* TASK INSTRUCTIONS:
The lines to extract run from the start of the records through the line with "52.2, 56.4, 51.0, 39.7, 35.3, 28.1, 16.6]", both ends included; drop the pictures.

[Entries from a dataset]
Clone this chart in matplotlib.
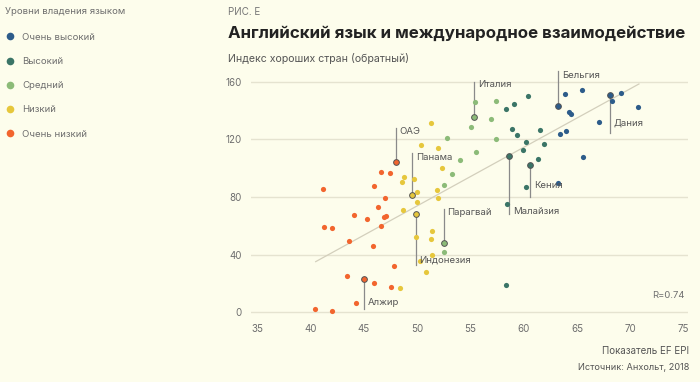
import matplotlib
matplotlib.use("Agg")
import matplotlib.pyplot as plt
from matplotlib.lines import Line2D

plt.rcParams['font.family'] = ['Inter', 'DejaVu Sans']

# ---- data: EF EPI score (x) vs Good Country Index, inverted (y) ----
levels = ["Очень высокий", "Высокий", "Средний", "Низкий", "Очень низкий"]
level_colors = ["#2d5c8a", "#3b7567", "#8cbb78", "#e6c73c", "#f2652e"]

vhigh_x = [63.2, 63.9, 65.5, 68.1, 68.3, 69.1, 70.7, 67.1, 64.2, 64.4, 63.4, 64.0, 65.6, 63.2]
vhigh_y = [143.2, 151.5, 154.1, 150.6, 146.7, 152.0, 142.3, 131.7, 138.9, 137.7, 123.6, 125.7, 107.9, 89.8]

high_x = [60.4, 59.1, 58.3, 58.9, 59.4, 61.5, 60.2, 61.9, 59.9, 58.6, 61.3, 60.6, 60.2, 58.4, 58.3]
high_y = [149.7, 144.2, 141.2, 127.1, 122.7, 126.2, 118.1, 116.5, 112.5, 108.4, 106.5, 101.9, 86.9, 75.1, 19.1]

mid_x = [55.3, 55.4, 57.4, 56.9, 55.1, 57.4, 52.8, 55.5, 54.0, 53.3, 52.5, 52.5, 52.5]
mid_y = [135.6, 145.8, 146.7, 134.2, 128.7, 119.9, 120.8, 110.9, 105.8, 95.7, 88.5, 47.8, 42.0]

low_x = [51.3, 50.4, 52.0, 52.3, 48.8, 48.6, 49.7, 50.0, 51.9, 52.0, 50.0, 48.7, 49.5, 49.9,
         49.9, 51.4, 51.3, 51.4, 50.3, 50.8, 48.4]
low_y = [131.0, 116.0, 113.7, 100.2, 94.0, 90.3, 92.4, 83.6, 84.6, 79.5, 76.5, 71.1, 81.5, 68.4,
         52.2, 56.4, 51.0, 39.7, 35.3, 28.1, 16.6]

vlow_x = [48.0, 46.6, 47.5, 46.0, 41.2, 47.0, 46.3, 44.1, 45.3, 46.9, 47.1, 46.6, 41.3, 42.0,
          43.6, 45.9, 47.8, 43.4, 45.0, 46.0, 47.6, 44.3, 40.4, 42.0]
vlow_y = [104.0, 97.3, 96.6, 87.8, 85.3, 79.0, 72.8, 67.2, 64.7, 66.1, 66.8, 60.0, 59.3, 58.7,
          49.2, 46.0, 32.3, 25.2, 23.3, 20.5, 17.8, 6.7, 2.1, 0.9]

groups_x = [vhigh_x, high_x, mid_x, low_x, vlow_x]
groups_y = [vhigh_y, high_y, mid_y, low_y, vlow_y]

# highlighted countries: (name, group index, point index)
highlights = [("ОАЭ", 4, 0), ("Панама", 3, 12), ("Италия", 2, 0), ("Бельгия", 0, 0),
              ("Дания", 0, 3), ("Кения", 1, 11), ("Малайзия", 1, 9), ("Парагвай", 2, 11),
              ("Индонезия", 3, 13), ("Алжир", 4, 18)]

# trend line endpoints
trend_x = [40.5, 70.8]
trend_y = [35.1, 158.3]

xticks = [35, 40, 45, 50, 55, 60, 65, 70, 75]
yticks = [0, 40, 80, 120, 160]

# ---- styling ----
bg = "#fdfdec"
grey = "#6e6e6e"

fig = plt.figure(figsize=(7, 3.82), dpi=100, facecolor=bg)
ax = fig.add_axes([0.3586, 0.1712, 0.6243, 0.6267], facecolor=bg)
ax.set_xlim(34.44, 75.4)
ax.set_ylim(-3, 163)

for yt in yticks:
    ax.axhline(yt, color="#e5e3d0", lw=1.0, zorder=0)

ax.plot(trend_x, trend_y, color="#d3cfbc", lw=0.9, zorder=1)

for gx, gy, col, lab in zip(groups_x, groups_y, level_colors, levels):
    ax.scatter(gx, gy, s=14, color=col, linewidths=0, zorder=3, label=lab)

# label lines: (end y of the line, label x offset, label y)
label_layout = {
    "ОАЭ": (127.6, 0.35, 125.2),
    "Панама": (110.2, 0.37, 107.0),
    "Италия": (159.9, 0.38, 157.6),
    "Бельгия": (167.5, 0.38, 164.5),
    "Дания": (124.5, 0.34, 131.0),
    "Кения": (80.1, 0.37, 87.6),
    "Малайзия": (68.1, 0.38, 69.7),
    "Парагвай": (71.4, 0.31, 69.0),
    "Индонезия": (32.8, 0.30, 36.3),
    "Алжир": (2.1, 0.40, 6.7),
}

for name, gi, pi in highlights:
    px = groups_x[gi][pi]
    py = groups_y[gi][pi]
    yend, dx, ly = label_layout[name]
    ax.plot([px, px], [py, yend], color="#8a8a8a", lw=0.9, zorder=2, clip_on=False)
    ax.scatter([px], [py], s=17, color=level_colors[gi], edgecolors="#555555",
               linewidths=0.7, zorder=4)
    ax.text(px + dx, ly, name, fontsize=6.9, color="#555555", va="center", ha="left",
            zorder=5)

ax.set_xticks(xticks)
ax.set_yticks(yticks)
ax.tick_params(length=0, labelsize=7, colors=grey)
ax.tick_params(axis="x", pad=5)
ax.tick_params(axis="y", pad=6.5)
for s in ax.spines.values():
    s.set_visible(False)

ax.text(0.993, 0.087, "R=0.74", transform=ax.transAxes, fontsize=6.8, color=grey,
        ha="right", va="center")

# ---- titles and notes ----
fig.text(228 / 700, 1 - 12 / 382, "РИС. Е", fontsize=7.1, color="#777777", va="center")
fig.text(228 / 700, 1 - 37.5 / 382, "Английский язык и международное взаимодействие",
         fontsize=12.2, fontweight="bold", color="#222222", va="baseline")
fig.text(228 / 700, 1 - 58 / 382, "Индекс хороших стран (обратный)", fontsize=7.6,
         color="#555555", va="center")
fig.text(689 / 700, 1 - 351 / 382, "Показатель EF EPI", fontsize=7.0, color="#555555",
         ha="right", va="center")
fig.text(689 / 700, 1 - 367.5 / 382, "Источник: Анхольт, 2018", fontsize=6.6,
         color="#555555", ha="right", va="center")

# ---- legend ----
fig.text(5 / 700, 1 - 12 / 382, "Уровни владения языком", fontsize=6.9, color=grey,
         va="center")
handles = [Line2D([], [], marker="o", ls="", markersize=5.5, markerfacecolor=c,
                  markeredgewidth=0) for c in level_colors]
leg = fig.legend(handles, levels, loc="upper left",
                 bbox_to_anchor=(6.6 / 700, 1 - 32.7 / 382),
                 bbox_transform=fig.transFigure, frameon=False, fontsize=6.9,
                 labelspacing=1.59, handlelength=0.7, handletextpad=0.9,
                 borderpad=0, borderaxespad=0)
for t in leg.get_texts():
    t.set_color(grey)

fig.savefig("out.png", dpi=100, facecolor=bg)
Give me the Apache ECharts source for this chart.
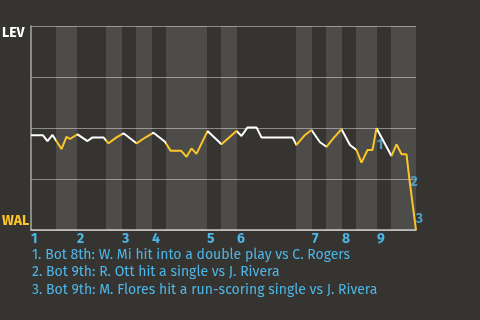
<!DOCTYPE html>
<html>
<head>
<meta charset="utf-8">
<script src="https://cdn.jsdelivr.net/npm/echarts@6/dist/echarts.min.js"></script>
<style>
html,body{margin:0;padding:0;background:#363430;}
#c{width:480px;height:320px;}
</style>
</head>
<body>
<div id="c"></div>
<script>
// game progress (plate appearances) and LEV win probability
const progress = [0, 2.4, 3.3, 4.3, 6.1, 7.1, 7.8, 8.5, 9.3, 11.3, 12.3, 14.5, 15.5, 17.1, 18.5, 21.1, 23.1, 24.5, 26.8, 27.9, 30.0, 31.1, 32.1, 33.1, 35.3, 38.1, 41.1, 42.1, 43.3, 45.1, 46.1, 52.3, 53.1, 54.8, 56.1, 57.8, 59.1, 60.5, 62.1, 63.8, 65.1, 66.1, 67.3, 68.3, 69.1, 72.1, 73.1, 74.1, 75.1, 75.7, 76.3, 77];
const levWinProb = [0.464, 0.464, 0.436, 0.466, 0.397, 0.457, 0.446, 0.457, 0.469, 0.436, 0.454, 0.454, 0.425, 0.454, 0.474, 0.425, 0.457, 0.477, 0.433, 0.389, 0.389, 0.359, 0.400, 0.373, 0.485, 0.420, 0.485, 0.461, 0.503, 0.503, 0.454, 0.454, 0.417, 0.466, 0.490, 0.430, 0.408, 0.450, 0.494, 0.417, 0.392, 0.330, 0.392, 0.392, 0.499, 0.363, 0.420, 0.371, 0.371, 0.245, 0.131, 0];
// start of each inning (top half) and bottom-half spans
const inningLabels = ['1', '2', '3', '4', '5', '6', '7', '8', '9'];
const inningStarts = [0, 9.2, 18.2, 24.2, 35.2, 41.2, 56.2, 62.2, 69.2];
const bottomHalves = [[5, 9.2], [15, 18.2], [21, 24.2], [27, 35.2], [38, 41.2], [53, 56.2], [59, 62.2], [65, 69.2], [72, 77]];
// key plays
const keyPlayX = [69.1, 75.7, 77];
const keyPlayY = [0.499, 0.245, 0];
const keyPlayNotes = [
  '1. Bot 8th: W. Mi hit into a double play vs C. Rogers',
  '2. Bot 9th: R. Ott hit a single vs J. Rivera',
  '3. Bot 9th: M. Flores hit a run-scoring single vs J. Rivera'
];
const teamTop = 'LEV', teamBottom = 'WAL';

const WHITE = '#ffffff', YELLOW = '#fbc52a', BLUE = '#4db6e8';
const FONT = '"Fira Sans", "Open Sans", sans-serif';
const LABEL_OFFSETS = [[3.5, 16.5], [4.5, 2], [3.5, -11]];

const chart = echarts.init(document.getElementById('c'), null, {renderer: 'canvas'});

const pieces = [];
let prev = 0;
bottomHalves.forEach(([a, b]) => {
  if (a > prev) pieces.push({gte: prev, lt: a, color: WHITE});
  pieces.push({gte: a, lt: b, color: YELLOW});
  prev = b;
});
pieces.push({gte: prev, color: YELLOW});

const option = {
  backgroundColor: '#363430',
  animation: false,
  grid: {left: 31, top: 26, right: 64, bottom: 90},
  xAxis: {
    type: 'value', min: 0, max: 77,
    axisLine: {show: true, lineStyle: {color: '#c9c9c7', width: 1.5}},
    axisTick: {show: false},
    splitLine: {show: false},
    axisLabel: {
      customValues: inningStarts,
      formatter: v => inningLabels[inningStarts.indexOf(v)] || '',
      align: 'left', margin: 2,
      color: BLUE, fontSize: 14, fontWeight: 'bold', fontFamily: FONT
    }
  },
  yAxis: {
    type: 'value', min: 0, max: 1, interval: 0.25,
    axisLine: {show: true, lineStyle: {color: '#a9a9a7', width: 1.5}},
    axisTick: {show: false},
    axisLabel: {show: false},
    splitLine: {show: true, lineStyle: {color: '#8c8b89', width: 1}}
  },
  visualMap: {
    show: false, type: 'piecewise', dimension: 0, seriesIndex: 1,
    pieces: pieces
  },
  series: [
    {
      type: 'line', z: 0, data: [], silent: true,
      markArea: {
        silent: true,
        itemStyle: {color: 'rgba(255,255,255,0.12)'},
        data: bottomHalves.map(([a, b]) => [{xAxis: a}, {xAxis: b}])
      }
    },
    {
      type: 'line', z: 3,
      data: progress.map((x, i) => [x, levWinProb[i]]),
      showSymbol: false, symbol: 'none',
      lineStyle: {width: 2},
      silent: true
    },
    {
      type: 'scatter', z: 4, symbolSize: 0, silent: true,
      data: keyPlayX.map((x, i) => ({
        value: [x, keyPlayY[i]],
        label: {offset: LABEL_OFFSETS[i]}
      })),
      label: {
        show: true,
        formatter: p => String(p.dataIndex + 1),
        position: 'inside',
        color: BLUE, fontSize: 14, fontWeight: 'bold', fontFamily: FONT
      }
    }
  ],
  graphic: [
    {type: 'text', left: 2, top: 26, style: {text: teamTop, fill: WHITE, font: 'bold 14px ' + FONT}},
    {type: 'text', left: 2, top: 214, style: {text: teamBottom, fill: YELLOW, font: 'bold 14px ' + FONT}},
    ...keyPlayNotes.map((t, i) => ({
      type: 'text', left: 32, top: 248 + i * 17.5,
      style: {text: t, fill: BLUE, font: '14px ' + FONT}
    }))
  ]
};
chart.setOption(option);
</script>
</body>
</html>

* WRITTEN SOLUTION:
Clone this chart in matplotlib.
import matplotlib
matplotlib.use("Agg")
import matplotlib.pyplot as plt
from matplotlib.lines import Line2D

plt.rcParams['font.family'] = ['Inter', 'DejaVu Sans']

# ---- data: EF EPI score (x) vs Good Country Index, inverted (y) ----
levels = ["Очень высокий", "Высокий", "Средний", "Низкий", "Очень низкий"]
level_colors = ["#2d5c8a", "#3b7567", "#8cbb78", "#e6c73c", "#f2652e"]

vhigh_x = [63.2, 63.9, 65.5, 68.1, 68.3, 69.1, 70.7, 67.1, 64.2, 64.4, 63.4, 64.0, 65.6, 63.2]
vhigh_y = [143.2, 151.5, 154.1, 150.6, 146.7, 152.0, 142.3, 131.7, 138.9, 137.7, 123.6, 125.7, 107.9, 89.8]

high_x = [60.4, 59.1, 58.3, 58.9, 59.4, 61.5, 60.2, 61.9, 59.9, 58.6, 61.3, 60.6, 60.2, 58.4, 58.3]
high_y = [149.7, 144.2, 141.2, 127.1, 122.7, 126.2, 118.1, 116.5, 112.5, 108.4, 106.5, 101.9, 86.9, 75.1, 19.1]

mid_x = [55.3, 55.4, 57.4, 56.9, 55.1, 57.4, 52.8, 55.5, 54.0, 53.3, 52.5, 52.5, 52.5]
mid_y = [135.6, 145.8, 146.7, 134.2, 128.7, 119.9, 120.8, 110.9, 105.8, 95.7, 88.5, 47.8, 42.0]

low_x = [51.3, 50.4, 52.0, 52.3, 48.8, 48.6, 49.7, 50.0, 51.9, 52.0, 50.0, 48.7, 49.5, 49.9,
         49.9, 51.4, 51.3, 51.4, 50.3, 50.8, 48.4]
low_y = [131.0, 116.0, 113.7, 100.2, 94.0, 90.3, 92.4, 83.6, 84.6, 79.5, 76.5, 71.1, 81.5, 68.4,
         52.2, 56.4, 51.0, 39.7, 35.3, 28.1, 16.6]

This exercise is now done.